SHORT PROBLEM: Omit all pictures. Copy the rest of the material exactly.
[begin RECORDS FOR THE EXERCISE]
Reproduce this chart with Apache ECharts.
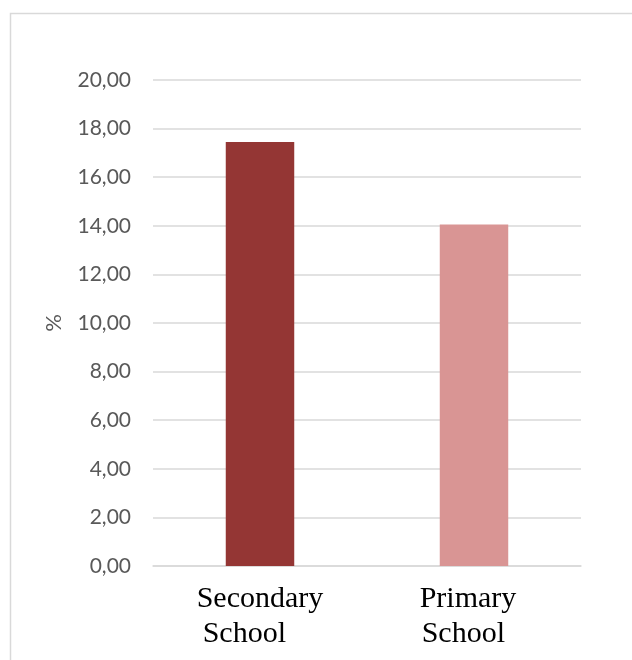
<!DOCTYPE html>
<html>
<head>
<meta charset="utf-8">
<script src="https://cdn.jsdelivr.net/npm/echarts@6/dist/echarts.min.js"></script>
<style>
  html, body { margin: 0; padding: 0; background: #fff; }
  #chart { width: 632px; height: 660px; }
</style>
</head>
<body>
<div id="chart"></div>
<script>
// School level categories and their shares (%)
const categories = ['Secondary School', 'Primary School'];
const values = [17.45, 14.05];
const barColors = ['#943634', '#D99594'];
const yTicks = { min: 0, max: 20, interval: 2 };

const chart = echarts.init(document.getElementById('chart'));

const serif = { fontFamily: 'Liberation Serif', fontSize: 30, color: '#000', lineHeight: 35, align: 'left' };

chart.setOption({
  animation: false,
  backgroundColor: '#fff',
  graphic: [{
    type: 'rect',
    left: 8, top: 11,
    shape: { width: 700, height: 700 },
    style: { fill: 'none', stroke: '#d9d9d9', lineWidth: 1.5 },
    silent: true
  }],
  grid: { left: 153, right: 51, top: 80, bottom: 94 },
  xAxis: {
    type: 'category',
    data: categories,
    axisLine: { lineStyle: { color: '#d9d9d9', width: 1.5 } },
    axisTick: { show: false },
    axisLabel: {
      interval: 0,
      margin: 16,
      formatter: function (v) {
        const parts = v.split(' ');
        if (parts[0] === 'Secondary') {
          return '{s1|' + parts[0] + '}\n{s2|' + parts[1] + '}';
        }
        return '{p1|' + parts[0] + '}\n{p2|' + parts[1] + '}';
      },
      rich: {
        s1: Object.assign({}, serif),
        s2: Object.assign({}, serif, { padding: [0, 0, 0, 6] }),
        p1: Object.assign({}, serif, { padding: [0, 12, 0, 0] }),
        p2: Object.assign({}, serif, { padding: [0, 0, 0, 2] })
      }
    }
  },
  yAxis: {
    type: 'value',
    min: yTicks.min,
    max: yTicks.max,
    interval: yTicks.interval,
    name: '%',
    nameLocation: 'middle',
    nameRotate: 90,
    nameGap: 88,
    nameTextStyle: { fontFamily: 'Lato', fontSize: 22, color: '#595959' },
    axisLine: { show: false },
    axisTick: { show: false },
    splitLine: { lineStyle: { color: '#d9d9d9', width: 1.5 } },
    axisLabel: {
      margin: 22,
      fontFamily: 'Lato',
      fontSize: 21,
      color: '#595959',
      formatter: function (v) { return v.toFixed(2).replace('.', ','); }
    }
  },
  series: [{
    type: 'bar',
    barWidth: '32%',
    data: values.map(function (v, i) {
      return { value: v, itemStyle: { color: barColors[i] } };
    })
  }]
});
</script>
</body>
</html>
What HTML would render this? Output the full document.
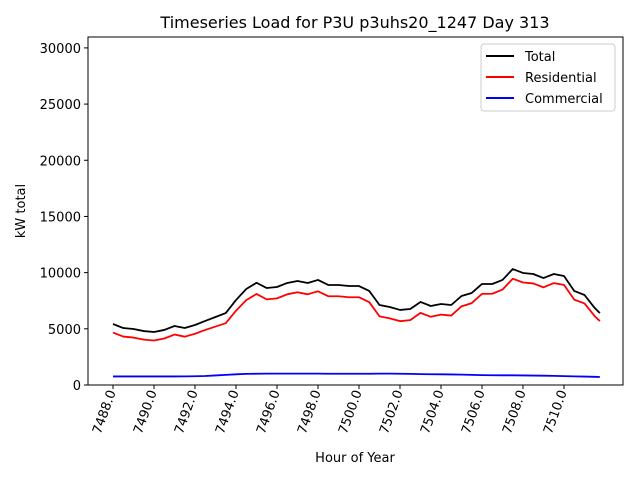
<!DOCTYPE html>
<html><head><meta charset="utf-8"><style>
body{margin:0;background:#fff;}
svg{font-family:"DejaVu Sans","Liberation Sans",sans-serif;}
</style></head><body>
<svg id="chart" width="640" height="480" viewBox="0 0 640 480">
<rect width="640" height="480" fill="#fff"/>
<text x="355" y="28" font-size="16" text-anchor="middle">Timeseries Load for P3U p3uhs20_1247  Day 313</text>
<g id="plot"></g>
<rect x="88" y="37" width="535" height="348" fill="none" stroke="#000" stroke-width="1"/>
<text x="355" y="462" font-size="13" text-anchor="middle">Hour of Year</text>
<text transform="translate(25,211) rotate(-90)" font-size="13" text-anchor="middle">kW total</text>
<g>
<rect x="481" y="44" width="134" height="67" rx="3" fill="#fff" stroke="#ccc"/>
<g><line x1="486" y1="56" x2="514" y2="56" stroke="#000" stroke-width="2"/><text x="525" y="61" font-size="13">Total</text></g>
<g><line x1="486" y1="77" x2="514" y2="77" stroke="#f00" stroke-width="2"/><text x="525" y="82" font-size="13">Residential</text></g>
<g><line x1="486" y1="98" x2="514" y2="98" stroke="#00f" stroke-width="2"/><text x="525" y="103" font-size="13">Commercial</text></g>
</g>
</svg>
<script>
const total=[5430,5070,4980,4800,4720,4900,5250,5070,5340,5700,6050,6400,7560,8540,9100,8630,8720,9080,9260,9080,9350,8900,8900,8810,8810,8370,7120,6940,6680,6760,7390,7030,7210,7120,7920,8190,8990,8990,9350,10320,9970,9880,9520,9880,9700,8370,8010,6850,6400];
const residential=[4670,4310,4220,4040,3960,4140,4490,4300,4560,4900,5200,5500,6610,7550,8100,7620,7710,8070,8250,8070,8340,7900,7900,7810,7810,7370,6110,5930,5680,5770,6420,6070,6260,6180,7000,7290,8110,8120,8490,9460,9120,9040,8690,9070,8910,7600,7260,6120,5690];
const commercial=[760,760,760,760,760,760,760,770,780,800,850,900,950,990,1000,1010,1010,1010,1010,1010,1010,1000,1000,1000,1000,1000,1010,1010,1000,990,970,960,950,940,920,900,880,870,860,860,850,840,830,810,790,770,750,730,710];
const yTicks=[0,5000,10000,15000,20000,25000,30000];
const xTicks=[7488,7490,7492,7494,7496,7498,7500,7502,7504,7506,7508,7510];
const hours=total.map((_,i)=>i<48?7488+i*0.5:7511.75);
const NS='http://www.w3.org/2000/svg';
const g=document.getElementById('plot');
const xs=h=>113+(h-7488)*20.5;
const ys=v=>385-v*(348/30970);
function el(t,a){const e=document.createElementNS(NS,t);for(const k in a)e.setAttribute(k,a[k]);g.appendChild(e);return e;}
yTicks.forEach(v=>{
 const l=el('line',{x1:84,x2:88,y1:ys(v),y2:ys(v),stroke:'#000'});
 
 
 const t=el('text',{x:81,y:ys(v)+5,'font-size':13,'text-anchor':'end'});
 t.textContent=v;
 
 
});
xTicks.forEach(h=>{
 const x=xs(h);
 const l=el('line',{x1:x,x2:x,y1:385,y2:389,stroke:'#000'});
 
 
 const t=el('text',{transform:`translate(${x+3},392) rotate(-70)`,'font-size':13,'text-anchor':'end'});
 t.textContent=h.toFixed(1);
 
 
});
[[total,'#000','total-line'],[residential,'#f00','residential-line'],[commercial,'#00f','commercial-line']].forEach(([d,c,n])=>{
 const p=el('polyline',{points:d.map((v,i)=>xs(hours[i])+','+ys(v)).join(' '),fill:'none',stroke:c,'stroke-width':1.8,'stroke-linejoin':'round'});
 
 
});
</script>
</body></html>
[end RECORDS FOR THE EXERCISE]
RIGHT ANSWER:
Reproduce this chart with Apache ECharts.
<!DOCTYPE html>
<html>
<head>
<meta charset="utf-8">
<script src="https://cdn.jsdelivr.net/npm/echarts@6/dist/echarts.min.js"></script>
<style>
  html, body { margin: 0; padding: 0; background: #fff; }
  #chart { width: 632px; height: 660px; }
</style>
</head>
<body>
<div id="chart"></div>
<script>
// School level categories and their shares (%)
const categories = ['Secondary School', 'Primary School'];
const values = [17.45, 14.05];
const barColors = ['#943634', '#D99594'];
const yTicks = { min: 0, max: 20, interval: 2 };

const chart = echarts.init(document.getElementById('chart'));

const serif = { fontFamily: 'Liberation Serif', fontSize: 30, color: '#000', lineHeight: 35, align: 'left' };

chart.setOption({
  animation: false,
  backgroundColor: '#fff',
  graphic: [{
    type: 'rect',
    left: 8, top: 11,
    shape: { width: 700, height: 700 },
    style: { fill: 'none', stroke: '#d9d9d9', lineWidth: 1.5 },
    silent: true
  }],
  grid: { left: 153, right: 51, top: 80, bottom: 94 },
  xAxis: {
    type: 'category',
    data: categories,
    axisLine: { lineStyle: { color: '#d9d9d9', width: 1.5 } },
    axisTick: { show: false },
    axisLabel: {
      interval: 0,
      margin: 16,
      formatter: function (v) {
        const parts = v.split(' ');
        if (parts[0] === 'Secondary') {
          return '{s1|' + parts[0] + '}\n{s2|' + parts[1] + '}';
        }
        return '{p1|' + parts[0] + '}\n{p2|' + parts[1] + '}';
      },
      rich: {
        s1: Object.assign({}, serif),
        s2: Object.assign({}, serif, { padding: [0, 0, 0, 6] }),
        p1: Object.assign({}, serif, { padding: [0, 12, 0, 0] }),
        p2: Object.assign({}, serif, { padding: [0, 0, 0, 2] })
      }
    }
  },
  yAxis: {
    type: 'value',
    min: yTicks.min,
    max: yTicks.max,
    interval: yTicks.interval,
    name: '%',
    nameLocation: 'middle',
    nameRotate: 90,
    nameGap: 88,
    nameTextStyle: { fontFamily: 'Lato', fontSize: 22, color: '#595959' },
    axisLine: { show: false },
    axisTick: { show: false },
    splitLine: { lineStyle: { color: '#d9d9d9', width: 1.5 } },
    axisLabel: {
      margin: 22,
      fontFamily: 'Lato',
      fontSize: 21,
      color: '#595959',
      formatter: function (v) { return v.toFixed(2).replace('.', ','); }
    }
  },
  series: [{
    type: 'bar',
    barWidth: '32%',
    data: values.map(function (v, i) {
      return { value: v, itemStyle: { color: barColors[i] } };
    })
  }]
});
</script>
</body>
</html>
What HTML would render this? Output the full document.
<!DOCTYPE html>
<html><head><meta charset="utf-8"><style>
body{margin:0;background:#fff;}
svg{font-family:"DejaVu Sans","Liberation Sans",sans-serif;}
</style></head><body>
<svg id="chart" width="640" height="480" viewBox="0 0 640 480">
<rect width="640" height="480" fill="#fff"/>
<text x="355" y="28" font-size="16" text-anchor="middle">Timeseries Load for P3U p3uhs20_1247  Day 313</text>
<g id="plot"></g>
<rect x="88" y="37" width="535" height="348" fill="none" stroke="#000" stroke-width="1"/>
<text x="355" y="462" font-size="13" text-anchor="middle">Hour of Year</text>
<text transform="translate(25,211) rotate(-90)" font-size="13" text-anchor="middle">kW total</text>
<g>
<rect x="481" y="44" width="134" height="67" rx="3" fill="#fff" stroke="#ccc"/>
<g><line x1="486" y1="56" x2="514" y2="56" stroke="#000" stroke-width="2"/><text x="525" y="61" font-size="13">Total</text></g>
<g><line x1="486" y1="77" x2="514" y2="77" stroke="#f00" stroke-width="2"/><text x="525" y="82" font-size="13">Residential</text></g>
<g><line x1="486" y1="98" x2="514" y2="98" stroke="#00f" stroke-width="2"/><text x="525" y="103" font-size="13">Commercial</text></g>
</g>
</svg>
<script>
const total=[5430,5070,4980,4800,4720,4900,5250,5070,5340,5700,6050,6400,7560,8540,9100,8630,8720,9080,9260,9080,9350,8900,8900,8810,8810,8370,7120,6940,6680,6760,7390,7030,7210,7120,7920,8190,8990,8990,9350,10320,9970,9880,9520,9880,9700,8370,8010,6850,6400];
const residential=[4670,4310,4220,4040,3960,4140,4490,4300,4560,4900,5200,5500,6610,7550,8100,7620,7710,8070,8250,8070,8340,7900,7900,7810,7810,7370,6110,5930,5680,5770,6420,6070,6260,6180,7000,7290,8110,8120,8490,9460,9120,9040,8690,9070,8910,7600,7260,6120,5690];
const commercial=[760,760,760,760,760,760,760,770,780,800,850,900,950,990,1000,1010,1010,1010,1010,1010,1010,1000,1000,1000,1000,1000,1010,1010,1000,990,970,960,950,940,920,900,880,870,860,860,850,840,830,810,790,770,750,730,710];
const yTicks=[0,5000,10000,15000,20000,25000,30000];
const xTicks=[7488,7490,7492,7494,7496,7498,7500,7502,7504,7506,7508,7510];
const hours=total.map((_,i)=>i<48?7488+i*0.5:7511.75);
const NS='http://www.w3.org/2000/svg';
const g=document.getElementById('plot');
const xs=h=>113+(h-7488)*20.5;
const ys=v=>385-v*(348/30970);
function el(t,a){const e=document.createElementNS(NS,t);for(const k in a)e.setAttribute(k,a[k]);g.appendChild(e);return e;}
yTicks.forEach(v=>{
 const l=el('line',{x1:84,x2:88,y1:ys(v),y2:ys(v),stroke:'#000'});
 
 
 const t=el('text',{x:81,y:ys(v)+5,'font-size':13,'text-anchor':'end'});
 t.textContent=v;
 
 
});
xTicks.forEach(h=>{
 const x=xs(h);
 const l=el('line',{x1:x,x2:x,y1:385,y2:389,stroke:'#000'});
 
 
 const t=el('text',{transform:`translate(${x+3},392) rotate(-70)`,'font-size':13,'text-anchor':'end'});
 t.textContent=h.toFixed(1);
 
 
});
[[total,'#000','total-line'],[residential,'#f00','residential-line'],[commercial,'#00f','commercial-line']].forEach(([d,c,n])=>{
 const p=el('polyline',{points:d.map((v,i)=>xs(hours[i])+','+ys(v)).join(' '),fill:'none',stroke:c,'stroke-width':1.8,'stroke-linejoin':'round'});
 
 
});
</script>
</body></html>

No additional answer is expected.